### Data excerpt

◆ ◆ ◆ ◆ ◆

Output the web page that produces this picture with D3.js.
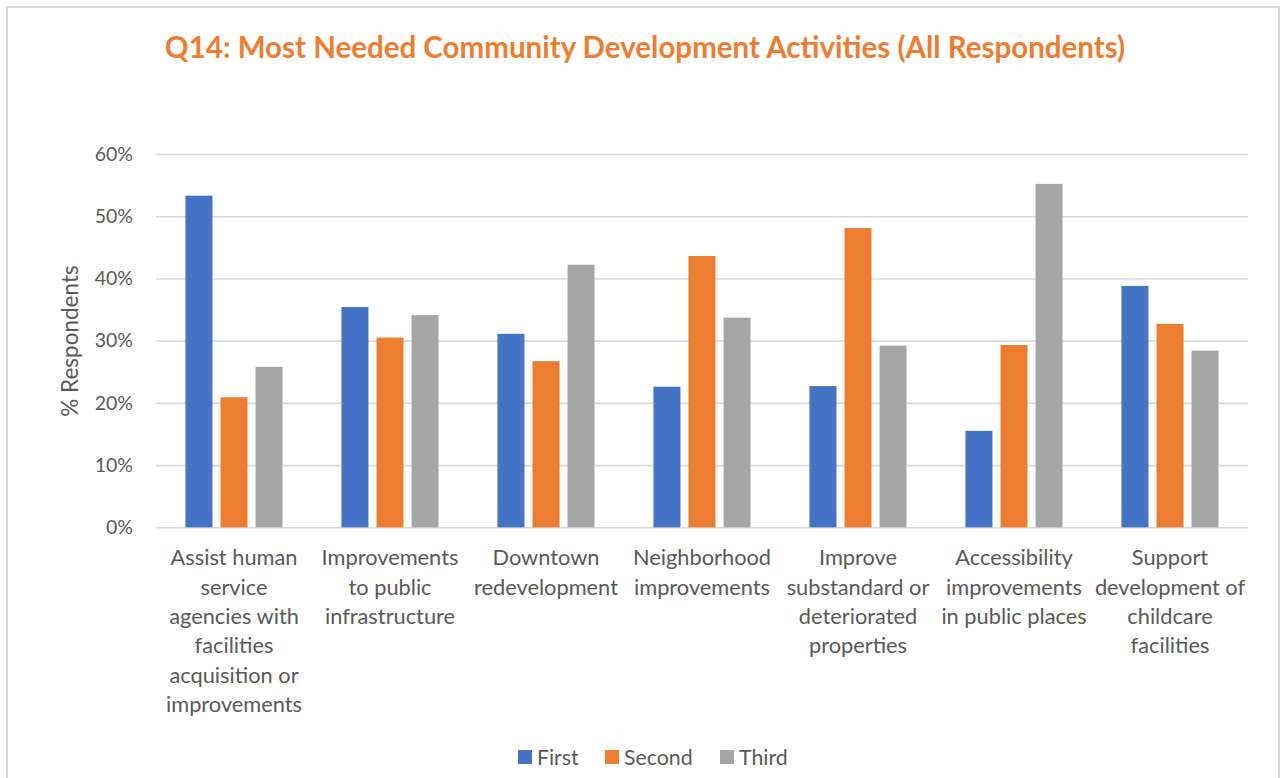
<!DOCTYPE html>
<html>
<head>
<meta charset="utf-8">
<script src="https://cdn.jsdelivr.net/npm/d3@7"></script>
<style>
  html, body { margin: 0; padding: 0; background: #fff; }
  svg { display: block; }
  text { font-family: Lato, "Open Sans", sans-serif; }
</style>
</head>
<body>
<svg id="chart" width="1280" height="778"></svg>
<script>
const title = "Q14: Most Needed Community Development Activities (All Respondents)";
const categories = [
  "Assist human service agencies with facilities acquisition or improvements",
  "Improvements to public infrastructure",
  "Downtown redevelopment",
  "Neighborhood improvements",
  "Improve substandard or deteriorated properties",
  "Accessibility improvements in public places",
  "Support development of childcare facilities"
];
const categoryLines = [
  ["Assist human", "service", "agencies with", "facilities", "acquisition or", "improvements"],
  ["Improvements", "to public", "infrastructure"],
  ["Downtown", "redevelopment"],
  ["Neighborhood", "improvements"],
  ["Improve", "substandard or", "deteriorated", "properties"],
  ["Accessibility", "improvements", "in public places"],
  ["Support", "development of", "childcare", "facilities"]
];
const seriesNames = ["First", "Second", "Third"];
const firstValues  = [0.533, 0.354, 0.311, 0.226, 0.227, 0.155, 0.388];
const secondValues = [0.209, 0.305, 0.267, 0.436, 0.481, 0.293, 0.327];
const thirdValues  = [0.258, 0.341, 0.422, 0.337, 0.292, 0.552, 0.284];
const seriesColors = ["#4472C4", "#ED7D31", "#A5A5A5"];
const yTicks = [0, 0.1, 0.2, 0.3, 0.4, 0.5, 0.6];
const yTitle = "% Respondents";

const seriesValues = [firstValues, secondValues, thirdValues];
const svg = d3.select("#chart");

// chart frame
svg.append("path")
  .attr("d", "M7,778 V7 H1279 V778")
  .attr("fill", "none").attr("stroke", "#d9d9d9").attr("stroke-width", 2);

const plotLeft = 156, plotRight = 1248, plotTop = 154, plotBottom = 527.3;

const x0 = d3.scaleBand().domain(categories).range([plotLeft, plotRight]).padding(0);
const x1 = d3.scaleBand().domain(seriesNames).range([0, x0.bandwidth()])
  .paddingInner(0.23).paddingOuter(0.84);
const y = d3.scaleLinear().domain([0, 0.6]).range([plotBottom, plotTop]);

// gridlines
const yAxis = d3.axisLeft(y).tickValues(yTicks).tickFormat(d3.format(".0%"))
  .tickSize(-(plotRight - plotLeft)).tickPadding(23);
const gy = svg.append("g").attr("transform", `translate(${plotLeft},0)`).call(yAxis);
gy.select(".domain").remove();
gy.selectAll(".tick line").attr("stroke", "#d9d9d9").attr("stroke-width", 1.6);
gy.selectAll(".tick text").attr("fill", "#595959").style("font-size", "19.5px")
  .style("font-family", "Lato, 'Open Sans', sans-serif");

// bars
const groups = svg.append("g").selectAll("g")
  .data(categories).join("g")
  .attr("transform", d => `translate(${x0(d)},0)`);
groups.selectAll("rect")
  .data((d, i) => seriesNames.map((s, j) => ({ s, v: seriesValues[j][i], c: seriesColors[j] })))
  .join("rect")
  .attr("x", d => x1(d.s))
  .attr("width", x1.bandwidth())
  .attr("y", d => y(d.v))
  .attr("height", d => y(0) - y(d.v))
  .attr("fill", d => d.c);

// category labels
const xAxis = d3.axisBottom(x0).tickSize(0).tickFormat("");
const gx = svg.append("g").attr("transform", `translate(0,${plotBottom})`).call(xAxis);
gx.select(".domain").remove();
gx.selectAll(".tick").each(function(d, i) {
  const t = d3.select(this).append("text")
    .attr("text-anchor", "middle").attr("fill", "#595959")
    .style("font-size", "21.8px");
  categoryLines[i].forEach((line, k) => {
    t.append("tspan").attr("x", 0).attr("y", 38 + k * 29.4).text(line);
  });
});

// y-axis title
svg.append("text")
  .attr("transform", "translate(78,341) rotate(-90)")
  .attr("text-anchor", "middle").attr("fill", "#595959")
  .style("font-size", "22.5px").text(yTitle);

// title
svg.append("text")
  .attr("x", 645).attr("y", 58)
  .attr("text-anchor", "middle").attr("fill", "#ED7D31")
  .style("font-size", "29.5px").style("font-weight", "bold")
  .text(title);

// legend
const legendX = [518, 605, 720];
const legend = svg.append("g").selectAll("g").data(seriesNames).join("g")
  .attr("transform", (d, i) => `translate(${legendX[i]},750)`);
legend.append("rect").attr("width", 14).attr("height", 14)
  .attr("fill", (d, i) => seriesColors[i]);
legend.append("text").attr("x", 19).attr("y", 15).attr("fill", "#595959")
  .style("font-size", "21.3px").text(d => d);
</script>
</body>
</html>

◆ ◆ ◆ ◆ ◆

Of the lines in the data, how many hold the string "this"? State the number, nothing else.

2